• _TASK GOAL_
Go through the records and show each line where the word "script" occurs.

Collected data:

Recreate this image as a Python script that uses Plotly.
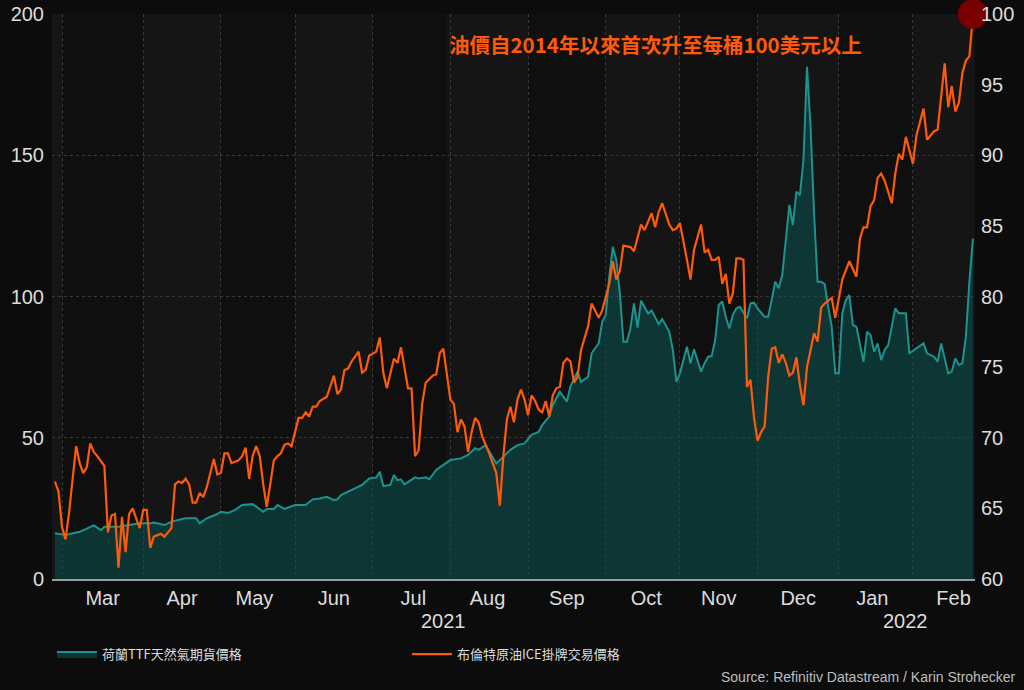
import plotly.graph_objects as go

# ---- Data ----
brent_dates = [
    "2021-02-25","2021-02-26","2021-03-01","2021-03-02","2021-03-03","2021-03-05","2021-03-08","2021-03-09",
    "2021-03-10","2021-03-11","2021-03-12","2021-03-15","2021-03-17","2021-03-18","2021-03-19","2021-03-22",
    "2021-03-23","2021-03-24","2021-03-25","2021-03-26","2021-03-29","2021-03-31","2021-04-01","2021-04-02",
    "2021-04-05","2021-04-06","2021-04-08","2021-04-09","2021-04-13","2021-04-14","2021-04-15","2021-04-16",
    "2021-04-19","2021-04-20","2021-04-21","2021-04-22","2021-04-23","2021-04-26","2021-04-27","2021-04-29",
    "2021-04-30","2021-05-03","2021-05-04","2021-05-05","2021-05-06","2021-05-10","2021-05-11","2021-05-12",
    "2021-05-13","2021-05-14","2021-05-17","2021-05-18","2021-05-19","2021-05-20","2021-05-24","2021-05-25",
    "2021-05-26","2021-05-27","2021-05-28","2021-05-31","2021-06-02","2021-06-03","2021-06-04","2021-06-07",
    "2021-06-08","2021-06-09","2021-06-10","2021-06-14","2021-06-16","2021-06-17","2021-06-18","2021-06-21",
    "2021-06-22","2021-06-23","2021-06-25","2021-06-28","2021-06-29","2021-06-30","2021-07-02","2021-07-05",
    "2021-07-06","2021-07-07","2021-07-09","2021-07-12","2021-07-13","2021-07-15","2021-07-16","2021-07-19",
    "2021-07-20","2021-07-21","2021-07-22","2021-07-26","2021-07-27","2021-07-28","2021-07-29","2021-08-02",
    "2021-08-03","2021-08-04","2021-08-05","2021-08-06","2021-08-09","2021-08-10","2021-08-11","2021-08-12",
    "2021-08-13","2021-08-17","2021-08-19","2021-08-20","2021-08-23","2021-08-24","2021-08-25","2021-08-26",
    "2021-08-27","2021-08-30","2021-08-31","2021-09-01","2021-09-02","2021-09-03","2021-09-06","2021-09-07",
    "2021-09-08","2021-09-09","2021-09-10","2021-09-13","2021-09-14","2021-09-15","2021-09-16","2021-09-17",
    "2021-09-20","2021-09-21","2021-09-22","2021-09-24","2021-09-27","2021-09-28","2021-09-29","2021-09-30",
    "2021-10-04","2021-10-05","2021-10-06","2021-10-07","2021-10-08","2021-10-12","2021-10-13","2021-10-15",
    "2021-10-18","2021-10-20","2021-10-21","2021-10-22","2021-10-25","2021-10-27","2021-10-28","2021-10-29",
    "2021-11-01","2021-11-03","2021-11-04","2021-11-05","2021-11-09","2021-11-10","2021-11-11","2021-11-12",
    "2021-11-15","2021-11-16","2021-11-17","2021-11-18","2021-11-19","2021-11-22","2021-11-23","2021-11-24",
    "2021-11-25","2021-11-26","2021-11-29","2021-11-30","2021-12-01","2021-12-02","2021-12-03","2021-12-06",
    "2021-12-07","2021-12-08","2021-12-09","2021-12-10","2021-12-13","2021-12-14","2021-12-15","2021-12-16",
    "2021-12-17","2021-12-20","2021-12-21","2021-12-22","2021-12-23","2021-12-24","2021-12-27","2021-12-28",
    "2021-12-30","2021-12-31","2022-01-03","2022-01-04","2022-01-06","2022-01-10","2022-01-11","2022-01-12",
    "2022-01-13","2022-01-14","2022-01-17","2022-01-18","2022-01-19","2022-01-20","2022-01-24","2022-01-25",
    "2022-01-26","2022-01-27","2022-01-28","2022-02-01","2022-02-02","2022-02-04","2022-02-07","2022-02-09",
    "2022-02-10","2022-02-14","2022-02-15","2022-02-16","2022-02-17","2022-02-18","2022-02-21","2022-02-22",
    "2022-02-23","2022-02-24",
]
brent_values = [
    66.9,66.2,63.7,62.8,64.7,69.4,68.2,67.5,
    67.9,69.6,69.0,68.7,68.0,63.3,64.5,64.6,
    60.8,64.4,61.9,64.6,65.0,63.6,64.9,64.9,
    62.2,63.0,63.2,63.0,63.6,66.7,66.9,66.8,
    67.1,66.7,65.4,65.4,66.1,65.8,66.5,68.5,
    67.4,67.5,68.9,68.9,68.2,68.4,68.7,69.3,
    67.1,68.7,69.4,68.7,66.7,65.1,68.4,68.7,
    68.9,69.5,69.6,69.4,71.4,71.4,71.8,71.5,
    72.2,72.2,72.6,72.9,74.4,73.1,73.4,74.8,
    74.9,75.4,76.1,74.6,74.8,75.8,76.1,77.1,
    74.6,73.5,75.6,75.3,76.4,73.5,73.5,68.7,
    69.1,72.4,73.9,74.4,74.5,76.0,76.3,72.7,
    72.4,70.4,71.3,70.8,69.0,70.4,71.4,71.1,
    70.1,68.9,67.5,65.2,68.7,71.3,72.2,71.1,
    72.7,73.4,72.7,71.6,73.0,72.6,72.0,71.8,
    72.6,71.5,73.0,73.5,73.6,75.3,75.6,75.4,
    73.9,74.3,76.2,77.9,79.5,79.0,78.5,79.0,
    80.9,82.5,81.2,81.8,83.6,83.5,83.2,85.1,
    84.7,85.9,84.9,86.0,86.6,85.1,84.7,84.8,
    85.2,82.6,81.2,83.3,85.1,83.1,83.3,82.6,
    82.6,82.8,80.9,81.6,79.5,80.2,82.7,82.7,
    82.6,73.6,74.1,71.4,69.8,70.4,70.8,74.3,
    76.3,76.4,75.3,75.9,75.3,74.4,74.6,75.7,
    73.7,72.3,75.0,76.2,77.4,76.8,79.2,79.5,
    79.9,78.5,79.8,81.2,82.5,81.4,84.1,84.9,
    84.9,86.4,86.8,88.4,88.7,88.2,86.6,88.7,
    90.1,89.7,91.3,89.4,91.4,93.3,91.1,91.7,
    91.8,96.5,93.4,94.9,93.1,93.7,95.8,96.7,
    97.0,99.9,
]

ttf_dates = [
    "2021-02-25","2021-03-02","2021-03-08","2021-03-11","2021-03-12","2021-03-16","2021-03-17","2021-03-23",
    "2021-03-26","2021-03-31","2021-04-05","2021-04-06","2021-04-09","2021-04-13","2021-04-19","2021-04-22",
    "2021-04-23","2021-04-27","2021-04-30","2021-05-03","2021-05-05","2021-05-07","2021-05-11","2021-05-14",
    "2021-05-19","2021-05-20","2021-05-24","2021-05-25","2021-05-27","2021-06-01","2021-06-04","2021-06-08",
    "2021-06-10","2021-06-14","2021-06-16","2021-06-17","2021-06-18","2021-06-23","2021-06-28","2021-06-30",
    "2021-07-02","2021-07-05","2021-07-06","2021-07-08","2021-07-09","2021-07-12","2021-07-13","2021-07-14",
    "2021-07-19","2021-07-20","2021-07-22","2021-07-23","2021-07-27","2021-07-29","2021-08-02","2021-08-05",
    "2021-08-09","2021-08-11","2021-08-12","2021-08-16","2021-08-17","2021-08-19","2021-08-23","2021-08-25",
    "2021-08-27","2021-08-31","2021-09-02","2021-09-06","2021-09-07","2021-09-09","2021-09-10","2021-09-14",
    "2021-09-16","2021-09-17","2021-09-21","2021-09-22","2021-09-24","2021-09-27","2021-09-29","2021-09-30",
    "2021-10-01","2021-10-04","2021-10-05","2021-10-06","2021-10-07","2021-10-08","2021-10-11","2021-10-12",
    "2021-10-13","2021-10-14","2021-10-15","2021-10-19","2021-10-20","2021-10-22","2021-10-25","2021-10-27",
    "2021-10-28","2021-10-29","2021-11-01","2021-11-03","2021-11-04","2021-11-05","2021-11-09","2021-11-10",
    "2021-11-11","2021-11-12","2021-11-15","2021-11-16","2021-11-17","2021-11-18","2021-11-19","2021-11-22",
    "2021-11-23","2021-11-24","2021-11-26","2021-11-29","2021-11-30","2021-12-01","2021-12-03","2021-12-06",
    "2021-12-07","2021-12-08","2021-12-09","2021-12-10","2021-12-13","2021-12-14","2021-12-15","2021-12-16",
    "2021-12-17","2021-12-20","2021-12-21","2021-12-22","2021-12-23","2021-12-24","2021-12-27","2021-12-28",
    "2021-12-29","2021-12-30","2021-12-31","2022-01-03","2022-01-04","2022-01-05","2022-01-06","2022-01-07",
    "2022-01-10","2022-01-11","2022-01-12","2022-01-13","2022-01-14","2022-01-17","2022-01-18","2022-01-19",
    "2022-01-20","2022-01-21","2022-01-25","2022-01-26","2022-01-28","2022-01-31","2022-02-02","2022-02-04",
    "2022-02-07","2022-02-09","2022-02-10","2022-02-11","2022-02-15","2022-02-16","2022-02-17","2022-02-18",
    "2022-02-21","2022-02-22","2022-02-23","2022-02-24",
]
ttf_values = [
    16.2,15.6,16.7,18.5,19.0,17.3,18.5,18.5,
    19.1,19.7,19.7,20.0,19.1,20.3,21.5,21.5,
    19.7,21.5,23.0,23.8,23.4,24.4,26.2,26.5,
    23.8,24.8,24.8,26.2,24.8,26.2,26.2,28.2,
    28.5,29.1,27.9,28.2,29.7,31.5,33.3,35.6,
    35.9,38.0,32.9,33.3,36.8,35.0,35.3,33.5,
    36.0,35.6,36.0,35.3,38.6,40.4,42.1,42.7,
    43.9,46.3,45.7,47.4,45.1,40.9,43.3,45.7,
    47.4,48.0,51.0,52.1,54.5,57.5,61.6,66.3,
    62.8,68.1,73.4,69.8,71.6,79.9,83.4,91.1,
    93.5,107.0,117.6,112.9,101.1,84.0,84.0,88.7,
    97.6,89.0,98.5,94.0,95.0,90.2,92.0,87.5,
    81.1,69.8,72.8,82.2,76.4,81.3,73.4,76.4,
    78.7,78.9,84.6,97.0,98.2,92.8,88.7,93.5,
    95.8,96.4,92.3,97.6,97.8,95.8,92.8,92.8,
    98.8,105.2,102.9,107.6,120.0,132.4,125.3,137.1,
    135.9,148.3,181.3,160.1,129.4,105.2,105.2,104.4,
    96.4,89.3,72.8,72.8,94.1,98.8,100.5,89.9,
    89.3,82.8,76.9,87.5,86.4,80.5,83.4,77.5,
    81.1,82.8,95.8,94.1,94.1,79.9,81.7,83.4,
    79.9,78.7,76.9,83.4,72.8,73.4,78.1,75.8,
    76.4,85.8,105.2,120.5,
]

ttf_name = "荷蘭TTF天然氣期貨價格"
brent_name = "布倫特原油ICE掛牌交易價格"
headline = "油價自2014年以來首次升至每桶100美元以上"
source_text = "Source: Refinitiv Datastream / Karin Strohecker"
year_labels = [("2021-07-29", "2021"), ("2022-01-28", "2022")]
light_months = [("2021-02-24 04:00", "2021-03-01"), ("2021-04-01", "2021-05-01"),
                ("2021-06-01", "2021-07-01"), ("2021-08-01", "2021-09-01"),
                ("2021-10-01", "2021-11-01"), ("2021-12-01", "2022-01-01"),
                ("2022-02-01", "2022-02-24 14:00")]
x_range = ["2021-02-24 04:00", "2022-02-24 14:00"]

FONT = "Liberation Sans, Arial, Noto Sans CJK TC, sans-serif"
CJK = "Noto Sans CJK TC, Liberation Sans, sans-serif"
TEAL = "#1c938e"
ORANGE = "#ff5a0a"

fig = go.Figure()
fig.add_trace(go.Scatter(
    x=ttf_dates, y=ttf_values, name=ttf_name, mode="lines",
    line=dict(color=TEAL, width=2), fill="tozeroy",
    fillcolor="rgba(10,80,78,0.58)", yaxis="y",
))
fig.add_trace(go.Scatter(
    x=brent_dates, y=brent_values, name=brent_name, mode="lines",
    line=dict(color=ORANGE, width=2.2), yaxis="y2",
))
fig.add_trace(go.Scatter(
    x=[brent_dates[-1]], y=[100], mode="markers", showlegend=False,
    marker=dict(size=30, color="#7a0000"), yaxis="y2", cliponaxis=False,
))

shapes = [dict(type="rect", xref="x", yref="paper", x0=a, x1=b, y0=0, y1=1,
               fillcolor="#151515", line=dict(width=0), layer="below")
          for a, b in light_months]

annotations = [
    dict(text=headline, xref="paper", yref="paper", x=0.428, y=0.947,
         xanchor="left", yanchor="middle", showarrow=False,
         font=dict(family=CJK, size=20.5, color=ORANGE, weight="bold")),
    dict(text=source_text, xref="paper", yref="paper", x=1.046, y=-0.173,
         xanchor="right", yanchor="middle", showarrow=False,
         font=dict(family=FONT, size=14, color="#bdbdbd")),
]
for d, t in year_labels:
    annotations.append(dict(text=t, xref="x", yref="paper", x=d, y=-0.075,
                            xanchor="center", yanchor="middle", showarrow=False,
                            font=dict(family=FONT, size=20, color="#dcdcdc")))

fig.update_layout(
    width=1024, height=690,
    margin=dict(l=52, r=49, t=14, b=111, autoexpand=False),
    paper_bgcolor="#0c0c0c", plot_bgcolor="#0f0f0f",
    font=dict(family=FONT, color="#dcdcdc"),
    shapes=shapes, annotations=annotations,
    showlegend=True,
    legend=dict(orientation="h", x=0.0, y=-0.133, xanchor="left", yanchor="middle",
                entrywidth=300, entrywidthmode="pixels", itemwidth=40,
                font=dict(family=CJK, size=13, color="#dddddd"),
                bgcolor="rgba(0,0,0,0)"),
    xaxis=dict(
        type="date", range=x_range, automargin=False,
        rangebreaks=[dict(bounds=["sat", "mon"])],
        dtick="M1", tick0="2021-03-01", tickformat="%b", ticklabelmode="period",
        showgrid=True, gridcolor="#3a3a3a", griddash="dot", gridwidth=1,
        showline=True, linecolor="#9a9a9a", linewidth=2,
        ticks="", tickfont=dict(size=20, color="#dcdcdc"),
        zeroline=False,
    ),
    yaxis=dict(
        range=[0, 200], tickvals=[0, 50, 100, 150, 200], automargin=False,
        showgrid=True, gridcolor="#3a3a3a", griddash="dot", gridwidth=1,
        zeroline=False, showline=False, ticks="", ticklabelstandoff=7,
        tickfont=dict(size=20, color="#dcdcdc"),
    ),
    yaxis2=dict(
        range=[60, 100], tickvals=[60, 65, 70, 75, 80, 85, 90, 95, 100],
        overlaying="y", side="right", showgrid=False, zeroline=False, automargin=False,
        showline=False, ticks="", ticklabelstandoff=5,
        tickfont=dict(size=20, color="#dcdcdc"),
    ),
)

fig.write_html("out.html")
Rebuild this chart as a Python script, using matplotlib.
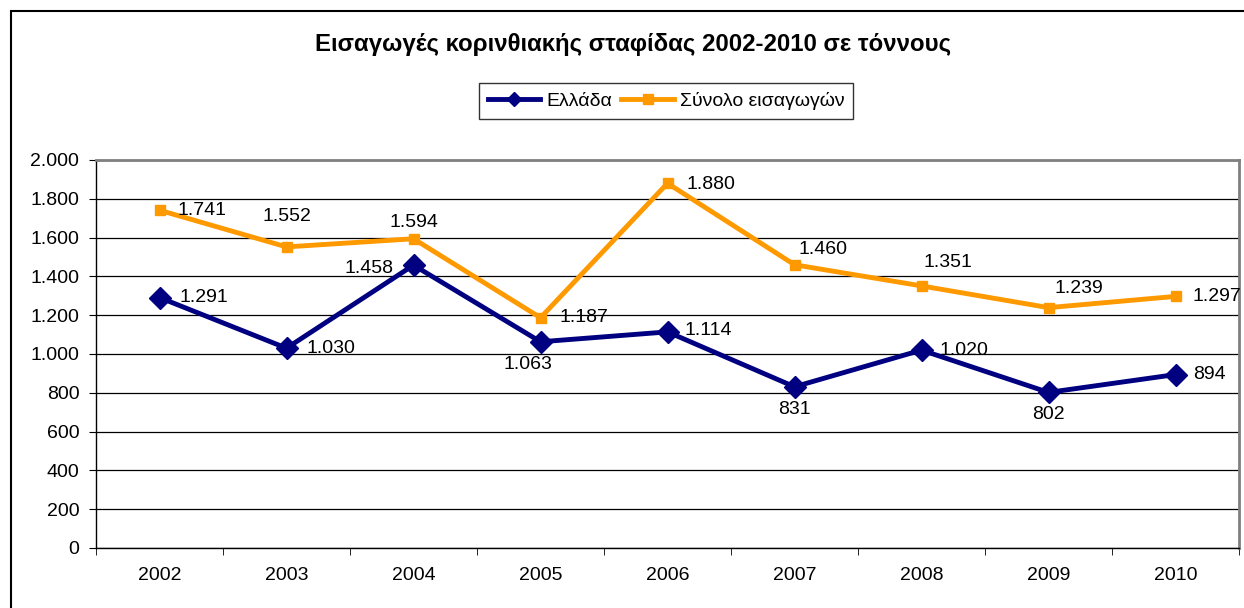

• _EXERCISE RESULT_
Recreate this image as a Python script that uses Plotly.
Rebuild this chart as a Python script, using matplotlib.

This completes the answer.